By Ludwig Van on October 21, 2024

classical music composers

Enjoy new music with our classical music chart for this week. Our weekly selections are based on sales numbers and simply what albums we love and think you NEED to hear.

For the complete top 20, tune into Classical Chartz with the New Classical FM’s Mark Wigmore every Saturday from 3-5 p.m.

Classical music top ten releases Oct 14 2024

Max Richter holds on to the top spot on this week’s Classical Chartz Top Ten with In A Landscape. Emily D’Angelo’s Freezing and Jonas Kaufmann’s Puccini Love Affairs exchange spots from last week to land at No. 3 and No. 2 respectively.
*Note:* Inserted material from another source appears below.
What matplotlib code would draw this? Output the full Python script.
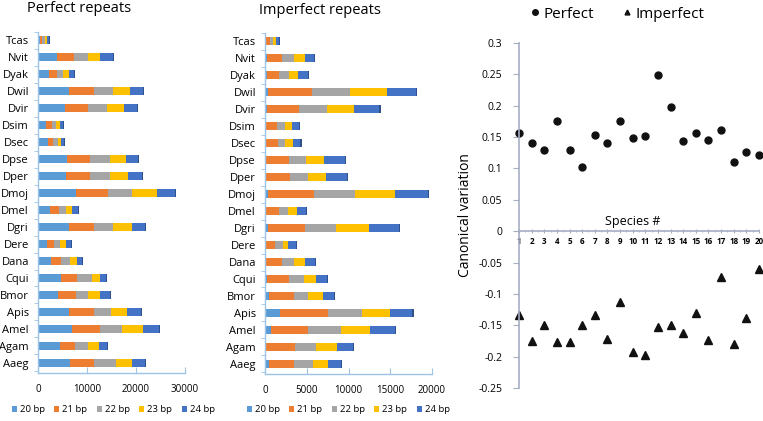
import matplotlib
matplotlib.use("Agg")
import matplotlib.pyplot as plt
import numpy as np
from matplotlib.ticker import FuncFormatter, MultipleLocator
from matplotlib.lines import Line2D

plt.rcParams['font.family'] = ['Open Sans', 'DejaVu Sans']

species = ["Aaeg", "Agam", "Amel", "Apis", "Bmor", "Cqui", "Dana", "Dere", "Dgri", "Dmel",
           "Dmoj", "Dper", "Dpse", "Dsec", "Dsim", "Dvir", "Dwil", "Dyak", "Nvit", "Tcas"]
series_names = ["20 bp", "21 bp", "22 bp", "23 bp", "24 bp"]
colors = ["#5B9BD5", "#ED7D31", "#A5A5A5", "#FFC000", "#4472C4"]

# Perfect repeats (order follows species list)
perf_20 = [6500, 4500, 6900, 6250, 4150, 4750, 2700, 1750, 6250, 2500, 7850, 5750, 5900, 1950, 1550, 5550, 6250, 2200, 3900, 400]
perf_21 = [5000, 3100, 5700, 5150, 3600, 3250, 2050, 1500, 5150, 1750, 6350, 4950, 4800, 1150, 1300, 4600, 5150, 1750, 3400, 500]
perf_22 = [4350, 2600, 4500, 3550, 2450, 3050, 1750, 1200, 4000, 1500, 5000, 4050, 3900, 950, 900, 3850, 3850, 1200, 2850, 500]
perf_23 = [3250, 2150, 4300, 3200, 2450, 1550, 1400, 1300, 3700, 1200, 5150, 3600, 3400, 550, 700, 3600, 3600, 1150, 2600, 400]
perf_24 = [2800, 1750, 3250, 2800, 1950, 1350, 1000, 1000, 2800, 1150, 3600, 2800, 2450, 800, 700, 2700, 2500, 1000, 2500, 400]

# Imperfect repeats
imp_20 = [450, 150, 700, 1800, 450, 200, 150, 150, 300, 150, 400, 150, 150, 150, 150, 200, 300, 200, 200, 150]
imp_21 = [3000, 3450, 4500, 5800, 3000, 2650, 1850, 1050, 4500, 1500, 5450, 2900, 2700, 1350, 1300, 3900, 5300, 1500, 1850, 500]
imp_22 = [2300, 2550, 3900, 4050, 1750, 1800, 1500, 900, 3700, 1100, 4900, 2050, 2100, 950, 950, 3300, 4550, 1200, 1400, 300]
imp_23 = [1850, 2500, 3500, 3350, 1750, 1450, 1300, 700, 3900, 1100, 4800, 2250, 2100, 900, 850, 3200, 4500, 1100, 1300, 350]
imp_24 = [1500, 1900, 3000, 2650, 1350, 1350, 1200, 950, 3600, 1050, 4000, 2500, 2550, 900, 850, 3100, 3400, 1100, 1150, 350]

# Canonical variation
species_num = list(range(1, 21))
cv_perfect = [0.157, 0.140, 0.130, 0.175, 0.130, 0.103, 0.153, 0.140, 0.176, 0.148,
              0.152, 0.249, 0.198, 0.143, 0.157, 0.145, 0.162, 0.111, 0.127, 0.122]
cv_imperfect = [-0.133, -0.175, -0.149, -0.177, -0.177, -0.150, -0.134, -0.172, -0.113, -0.192,
                -0.197, -0.153, -0.150, -0.162, -0.130, -0.174, -0.073, -0.180, -0.139, -0.060]

W, H = 763, 421
fig = plt.figure(figsize=(W / 100, H / 100), dpi=100)


def px_axes(x0, y0, x1, y1):
    return fig.add_axes([x0 / W, 1 - y1 / H, (x1 - x0) / W, (y1 - y0) / H])


spine_col = "#9DC3E6"


def bar_panel(ax, data, xmax, step, title, title_x, title_y, legend_x):
    y = np.arange(len(species))
    left = np.zeros(len(species))
    handles = []
    for vals, col, name in zip(data, colors, series_names):
        vals = np.array(vals, dtype=float)
        b = ax.barh(y, vals, left=left, height=0.47, color=col, edgecolor='none', label=name)
        handles.append(b)
        left += vals
    # dark end cap to hint the 3D look
    ax.barh(y, np.full(len(species), xmax * 0.007), left=left, height=0.47, color="#2F528F", edgecolor='none')
    ax.set_xlim(0, xmax)
    ax.set_ylim(-0.6, 19.3)
    ax.set_yticks(y)
    ax.set_yticklabels(species, fontsize=8)
    ax.set_yticks(np.arange(-0.5, 19.6, 1), minor=True)
    ax.tick_params(axis='y', which='major', length=0, pad=6.5)
    ax.tick_params(axis='y', which='minor', length=3, color=spine_col, direction='out')
    ax.set_xticks(np.arange(0, xmax + 1, step))
    ax.xaxis.set_major_formatter(FuncFormatter(lambda v, p: f"{int(v)}"))
    ax.tick_params(axis='x', length=4, color=spine_col, direction='in', labelsize=7, pad=8)
    for s in ['top', 'right']:
        ax.spines[s].set_visible(False)
    for s in ['left', 'bottom']:
        ax.spines[s].set_color(spine_col)
        ax.spines[s].set_linewidth(1.0)
    fig.text(title_x / W, 1 - title_y / H, title, fontsize=10.5, ha='left', va='center')
    fig.legend(handles=handles, labels=series_names, loc='center left',
               bbox_to_anchor=(legend_x / W, 1 - 410 / H), ncol=5, frameon=False,
               fontsize=6.8, handlelength=0.55, handleheight=0.55, handletextpad=0.3,
               columnspacing=1.0, borderaxespad=0)


ax1 = px_axes(38, 32, 185, 373)
bar_panel(ax1, [perf_20, perf_21, perf_22, perf_23, perf_24], 30000, 10000,
          "Perfect repeats", 27, 8, 8)

ax2 = px_axes(265, 33, 432, 374)
bar_panel(ax2, [imp_20, imp_21, imp_22, imp_23, imp_24], 20000, 5000,
          "Imperfect repeats", 259, 10, 243)

# Scatter panel
ax3 = px_axes(519, 43, 759, 388)
ax3.plot(species_num, cv_perfect, 'o', color='#111111', markersize=5, clip_on=False, label='Perfect')
ax3.plot(species_num, cv_imperfect, '^', color='#111111', markersize=5.5, clip_on=False, label='Imperfect')
ax3.set_xlim(1, 20)
ax3.set_ylim(-0.25, 0.3)
ax3.yaxis.set_major_locator(MultipleLocator(0.05))
ax3.yaxis.set_major_formatter(FuncFormatter(lambda v, p: f"{round(v, 2):g}"))
ax3.tick_params(axis='y', length=4, color='#A6AEC4', labelsize=7.5, pad=8)
ax3.spines['bottom'].set_position(('data', 0))
for s in ['top', 'right']:
    ax3.spines[s].set_visible(False)
for s in ['left', 'bottom']:
    ax3.spines[s].set_color('#A6AEC4')
    ax3.spines[s].set_linewidth(1.2)
ax3.set_xticks(species_num)
ax3.set_xticks(np.arange(1.5, 20, 1), minor=True)
ax3.tick_params(axis='x', which='major', length=3, direction='inout', color='#A6AEC4',
                labelsize=5.8, pad=3)
ax3.tick_params(axis='x', which='minor', length=2, direction='inout', color='#A6AEC4')
for lbl in ax3.get_xticklabels():
    lbl.set_fontweight('bold')
ax3.set_ylabel("Canonical variation", fontsize=10, labelpad=4)
ax3.text(633 / W, 1 - 222 / H, "Species #", transform=fig.transFigure, fontsize=9,
         ha='center', va='center')

leg_handles = [Line2D([], [], marker='o', ls='none', color='#111111', markersize=4),
               Line2D([], [], marker='^', ls='none', color='#111111', markersize=3.5)]
fig.legend(handles=leg_handles, labels=['Perfect', 'Imperfect'], loc='center',
           bbox_to_anchor=(616 / W, 1 - 14 / H), ncol=2, frameon=False, fontsize=11,
           handletextpad=0.1, columnspacing=1.6, borderaxespad=0, handlelength=1)

fig.savefig("out.png", dpi=100)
Hard on their heels, the Danish String Quartet’s Keel Road comes in at No. 4, with Augustin Hadelich’s American Road Trip settling in at No.5 for the week.

There are three newcomers to the Classical Chartz Top Ten this week. Fazil Say and his release Oiseaux Tristes makes the climb from No. 13 last week to land at No. 10. The Turkish pianist’s new album of French keyboard music takes its name from one of the movements of Ravel’s Miroirs suite. Released on Warner Classics, the album also includes Debussy’s Suite bergamasque, along with a set of five pieces by François Couperin.

Two releases are new to the Classical Chartz altogether. Tafelmusik & new Principal Guest Conductor Rachel Podger’s new recording of Haydn Symphonies No. 43 & 49 takes the No. 9 spot for this week. In an interview with LvT, Podger had this to say: “You might be forgiven for thinking that Haydn’s 106 symphonies might all sound rather similar to each other, since there are so very many! But there is something different about each one of them; Haydn’s musical mind was a well of ideas and tunes, often full of wit and vivaciousness, often charming and melodic, often dramatic and rustic (as with his early symphonies, and very much the case with no 49).”

Also new to the Chartz, pianist Igor Levit’s simply named Brahms with the Vienna Philharmonic and conductor Christian Thielemann makes a landing at No. 7. The triple album package includes both of Brahms Piano Concertos, along with the Vienna Phil accompanying Levit in a Brahms waltz as an encore. It’s the first joint recording for Levit and Thielemann. The two met when Levit stepped in at the last minute for another pianist who’d become ill, and performed a Mozart concerto with Thielemann and the Staatskapelle Dresden back in 2015. The two hit it off instantly as artists, and the new recording is planned to be the first of many collaborations.